ASE-MD terminates with "CUDA out of memory" #174

Closed bapatist closed 7 months ago

bapatist commented 12 months ago

Hello all, My ASE-MD in NPT ensemble for a 2124 atoms simulation crashes after running for 17.5 picoseconds. The system contains 3 atomic species for a solid-water interface. It took ~2h 45m before crashing with the "CUDA out of memory" error. The system does not explode with stable velocities till the very end. I used a single GPU on a shared node for this task:

#SBATCH --gres=gpu:a100:1
#SBATCH --cpus-per-task=18
#SBATCH --mem=125000
export OMP_NUM_THREADS=18

I tried running an NVT on the final structure but this time on a full node with 4 GPUs and 500GB memory which also results in the same out-of-memory crash after a stable run for 135 picoseconds (taking 23 hours).

For more details, attached are the relevant files for the single GPU run case. ase_npt.py.txt err.txt slurm_out.txt run.txt

Any help/discussion will be much appreciated. Thank you!

ilyes319 commented 12 months ago

Thank you for flagging that! The only thing I can think of now would be a sudden increase in density, that would create more edges and therefore more memory footprint. Could you look at the average number of neighbors near the end to see if there is a huge spike?

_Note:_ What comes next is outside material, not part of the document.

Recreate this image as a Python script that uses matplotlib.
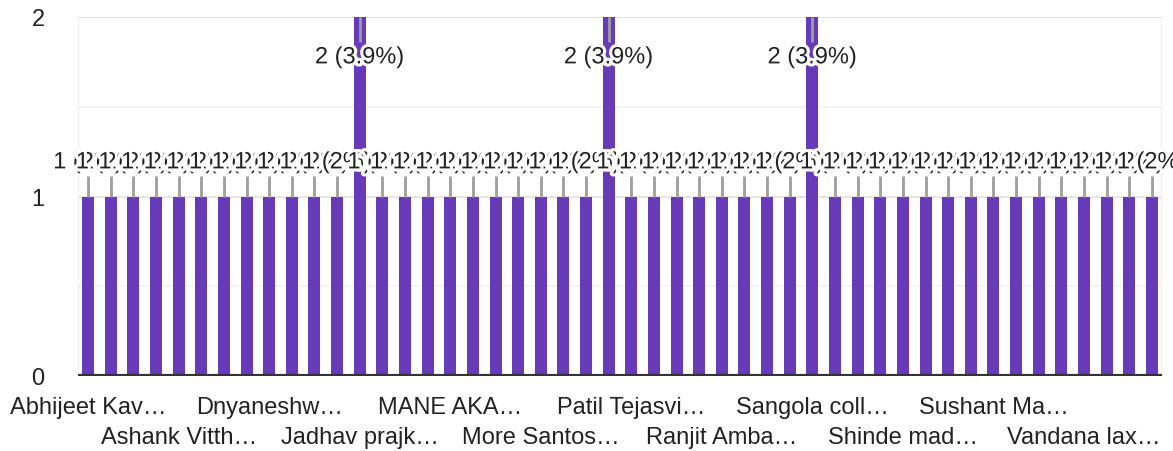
import matplotlib
matplotlib.use("Agg")
import matplotlib.pyplot as plt
import matplotlib.patheffects as pe
import numpy as np

plt.rcParams['font.family'] = ['Liberation Sans', 'DejaVu Sans']

# Responses per name (48 names, 51 responses in total)
counts = [1] * 48
counts[12] = 2
counts[23] = 2
counts[32] = 2

# Every fourth name is shown on the axis, alternating between two rows
tick_labels = [
    "Abhijeet Kav…", "Ashank Vitth…", "Dnyaneshw…", "Jadhav prajk…",
    "MANE AKA…", "More Santos…", "Patil Tejasvi…", "Ranjit Amba…",
    "Sangola coll…", "Shinde mad…", "Sushant Ma…", "Vandana lax…",
]
tick_step = 4

total = sum(counts)
bar_color = "#673ab7"
text_color = "#222222"
fs = 17

fig = plt.figure(figsize=(11.73, 4.52), dpi=100)
ax = fig.add_axes([78 / 1173, 75 / 452, (1162 - 78) / 1173, (377 - 18) / 452])

x = np.arange(len(counts))
ax.set_xlim(-0.45, len(counts) - 0.55)
ax.set_ylim(0, 2)

# gridlines
for yv in (0.5, 1.5):
    ax.axhline(yv, color="#f2f2f2", lw=1.2, zorder=0)
for yv in (1.0, 2.0):
    ax.axhline(yv, color="#e6e6e6", lw=1.4, zorder=0)
ax.axvline(ax.get_xlim()[0], color="#ececec", lw=1.2, zorder=0)
ax.axvline(ax.get_xlim()[1], color="#ececec", lw=1.2, zorder=0)

ax.bar(x, counts, width=0.53, color=bar_color, zorder=2)
ax.axhline(0, color="#333333", lw=3, zorder=3)

# annotation stems and labels
halo = [pe.withStroke(linewidth=4.5, foreground="white")]
for xi, c in zip(x, counts):
    if c >= 2:
        y0, y1 = c, c - 0.14
    else:
        y0, y1 = c, c + 0.115
    ax.plot([xi, xi], [y0, y1], color="#9e9e9e", lw=2, zorder=4,
            solid_capstyle="butt")
for xi, c in zip(x, counts):
    yt = c - 0.225 if c >= 2 else c + 0.19
    pct = 100 * c / total
    txt = f"{c} ({pct:.1f}%)" if c >= 2 else f"{c} ({pct:.0f}%)"
    ax.text(xi, yt, txt, ha="center", va="center", fontsize=fs,
            color=text_color, path_effects=halo, zorder=5)

for s in ax.spines.values():
    s.set_visible(False)

ax.set_yticks([0, 1, 2])
ax.set_yticklabels(["0", "1", "2"], fontsize=fs, color=text_color)
ax.tick_params(axis="y", length=0, pad=24)

tick_pos = x[::tick_step][:len(tick_labels)]
ax.set_xticks(tick_pos)
ax.set_xticklabels([""] * len(tick_pos))
ax.tick_params(axis="x", length=0)
for i, (tp, lab) in enumerate(zip(tick_pos, tick_labels)):
    yoff = -31 / 359 * 2 if i % 2 == 0 else -61 / 359 * 2
    ax.text(tp, yoff, lab, ha="center", va="center", fontsize=fs,
            color=text_color, clip_on=False)

fig.savefig("out.png", dpi=100, facecolor="white")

bapatist commented 12 months ago

I see, but if it also appears in NVT, the average neighbours density should stay the same right? (no vacuum region appears the box). I did use a bigg-ish r_max value (=6) for this. Maybe going down to something like 4.5 can help reducing #edges.

Edit: Just plotted RDFs and I don't see a spike towards the end of the simulation.

ilyes319 commented 11 months ago

Can you tell me what branch are you using?

bapatist commented 11 months ago

The develop branch

ilyes319 commented 11 months ago

Can you try to run the same MD with calculator on the main branch? No need to retrain, just pull the main branch and change model_paths to model_path.

bapatist commented 11 months ago

Okay, so I observe interestingly different behaviour from the main branch. The simulation didn't crash but was 40% slower compared to the run using the develop branch. I couldn't test if there was still a memory leak since I hit wall time. I will rerun for max wall time and report back if I ever reach an "out-of-memory" crash. Is the speed difference expected?

davkovacs commented 11 months ago

Speed difference comes from the neighbourlist I think.

ilyes319 commented 11 months ago

yes it is the effect of the matscipy neighbourlist.

ilyes319 commented 11 months ago

Do you have the same memory problem in main @bapatist ?

bapatist commented 11 months ago

I haven't encountered it on main branch yet. But I did not test on the big and long simulation. We have moved on to using LAMMPS on develop branch, I will report again if I see any memory problems.

ilyes319 commented 10 months ago

@bapatist Do you have any update on this issue? Did you experience any memory leak again?

bapatist commented 10 months ago

No new updates since I switched to LAMMPS for all MD tasks. @jungsdao experienced this the latest in our group. I'll check with him once as well.